III- A omissão do dever de apreciar a incompetência territorial não determina a anulação dos actos subsequentes praticados a não ser que tal omissão tenha exercido influência no exame e decisão da causa.
IV- Esta interferência não é decorrência automática da verificação formal daquela omissão, exigindo a prova de uma efectiva interferência no resultado da causa.
(AG)
Decisão Texto Integral:
I – S.[…] Ldª,
requereu contra

R.[…],tt
P.[…]
e
C.[…] Ldª,
procedimento cautelar de arrolamento.

Alegou para o efeito que o primeiro requerido, na qualidade de comissionista, colaborou com a requerente na promoção do aluguer e venda de gruas a que a requerente se dedica.

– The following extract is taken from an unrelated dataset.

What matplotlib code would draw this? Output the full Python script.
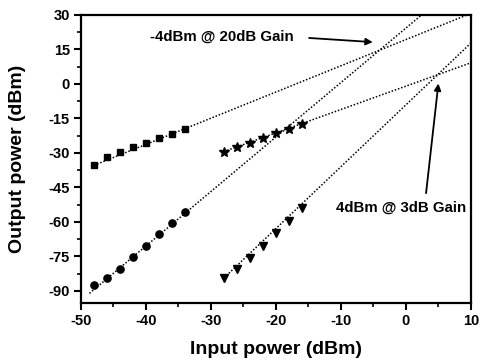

No âmbito da sua actividade, o primeiro requerido entregava gruas a clientes que angariava, para que as examinassem ou experimentassem antes de procederem à sua aquisição ou aluguer; em relação às gruas que alugava, o primeiro requerido ficava com a função de cobrar a contraprestação e remetê-la à requerente.

Foi assim que procedeu ao aluguer de duas gruas, uma a cada um dos restantes requeridos, as quais se encontram em obras situadas, respectivamente, em Mafra e Cascais. No entanto, o primeiro requerido, ausentou-se para parte incerta, deixando de lhe entregar as contraprestações, temendo a requerente pelo destino das referidas gruas.

O arrolamento foi decretado sem audiência contraditória.

Citada a requerida C.[…], depois de efectuado o arrolamento da grua de que era detentora, deduziu oposição ao arrolamento, arguindo, além do mais, a nulidade decorrente do facto de o tribunal não ter conhecido oficiosamente da sua incompetência territorial.

Em seu entender, se acaso tal excepção tivesse sido oficiosamente apreciada, o processo teria sido remetido para o tribunal territorialmente competente, não sendo proferida a decisão que ordenou o arrolamento da grua.

Por tal motivo, tendo sido omitida a prática de um acto que a lei previa, devem anular-se os actos subsequentes, entre os quais a decisão de arrolamento.

Foi indeferida a arguida nulidade com fundamento em que, na ocasião em que foi proferida a decisão cautelar, não constavam do processo elementos bastantes para conhecer da excepção de incompetência territorial.

A requerida agravou deste despacho, concluindo que os autos dispunham de elementos suficientes para que fosse conhecida a incompetência relativa, pelo que, tendo sido omitida a pertinente decisão, ocorreu nulidade processual nos termos do art. 201º do CPC.

Não houve contra-alegações.

II – Decidindo:

1. Cumpre fundamentalmente apreciar se, na data em que foi proferida a decisão de arrolamento, existiam ou não nos autos elementos bastantes para se conhecer da excepção de incompetência territorial que depois foi declarada. Além disso, em termos subsidiários, importa apreciar os efeitos decorrentes da eventual omissão da apreciação da referida excepção dilatória.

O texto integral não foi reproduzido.